# START OF Supplied data

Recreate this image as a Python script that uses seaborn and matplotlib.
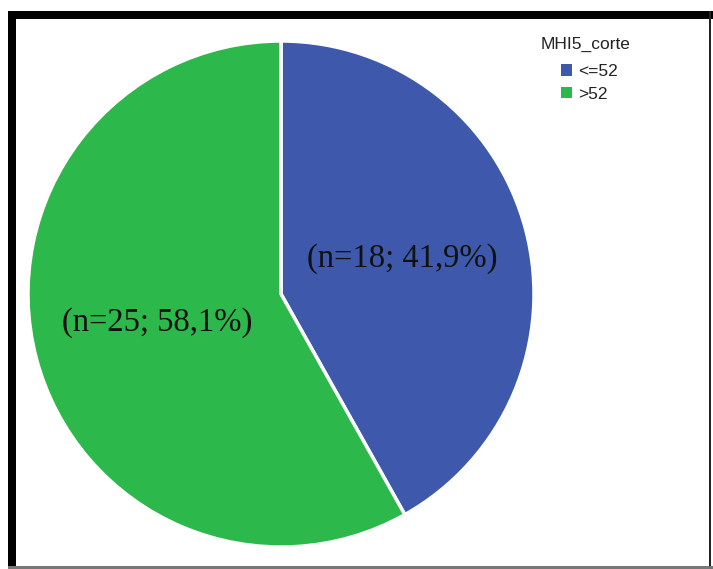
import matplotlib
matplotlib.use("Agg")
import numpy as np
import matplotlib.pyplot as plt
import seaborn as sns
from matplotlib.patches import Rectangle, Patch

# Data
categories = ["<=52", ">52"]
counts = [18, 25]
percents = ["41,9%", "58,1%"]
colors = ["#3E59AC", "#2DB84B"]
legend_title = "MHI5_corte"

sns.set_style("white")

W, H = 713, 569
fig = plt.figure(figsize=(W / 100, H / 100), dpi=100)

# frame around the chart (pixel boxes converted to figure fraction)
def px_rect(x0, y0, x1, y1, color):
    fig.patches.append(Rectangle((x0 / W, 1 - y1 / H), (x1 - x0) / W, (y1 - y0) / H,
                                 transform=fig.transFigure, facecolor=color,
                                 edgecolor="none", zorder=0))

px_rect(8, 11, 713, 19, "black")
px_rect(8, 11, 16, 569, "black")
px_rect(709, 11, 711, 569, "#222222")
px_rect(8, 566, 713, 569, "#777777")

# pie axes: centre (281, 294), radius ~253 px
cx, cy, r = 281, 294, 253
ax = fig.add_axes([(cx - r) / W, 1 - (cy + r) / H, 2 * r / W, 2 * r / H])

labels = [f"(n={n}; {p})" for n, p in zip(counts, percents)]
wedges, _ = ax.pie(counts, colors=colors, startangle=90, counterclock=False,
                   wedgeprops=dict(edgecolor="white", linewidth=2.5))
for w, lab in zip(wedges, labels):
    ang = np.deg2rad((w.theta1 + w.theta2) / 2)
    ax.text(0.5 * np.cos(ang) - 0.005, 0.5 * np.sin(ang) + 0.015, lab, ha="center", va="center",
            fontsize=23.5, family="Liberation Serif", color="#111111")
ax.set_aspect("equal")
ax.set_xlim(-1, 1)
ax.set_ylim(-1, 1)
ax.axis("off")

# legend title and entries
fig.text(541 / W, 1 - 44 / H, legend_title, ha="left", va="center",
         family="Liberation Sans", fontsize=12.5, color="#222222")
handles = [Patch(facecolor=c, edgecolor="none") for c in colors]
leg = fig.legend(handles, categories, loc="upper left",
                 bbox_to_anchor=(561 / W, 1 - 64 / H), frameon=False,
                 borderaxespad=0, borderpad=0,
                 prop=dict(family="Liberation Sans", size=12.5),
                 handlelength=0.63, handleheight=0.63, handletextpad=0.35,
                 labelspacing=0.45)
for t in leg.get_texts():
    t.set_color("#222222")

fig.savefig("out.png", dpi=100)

# END OF Supplied data

▶ **The problem**:
From the first line of the listing above, repeat every line through the one holding "from matplotlib.patches import". Both ends count, and pictures stay out.

▶ **Written response**:
Recreate this image as a Python script that uses seaborn and matplotlib.
import matplotlib
matplotlib.use("Agg")
import numpy as np
import matplotlib.pyplot as plt
import seaborn as sns
from matplotlib.patches import Rectangle, Patch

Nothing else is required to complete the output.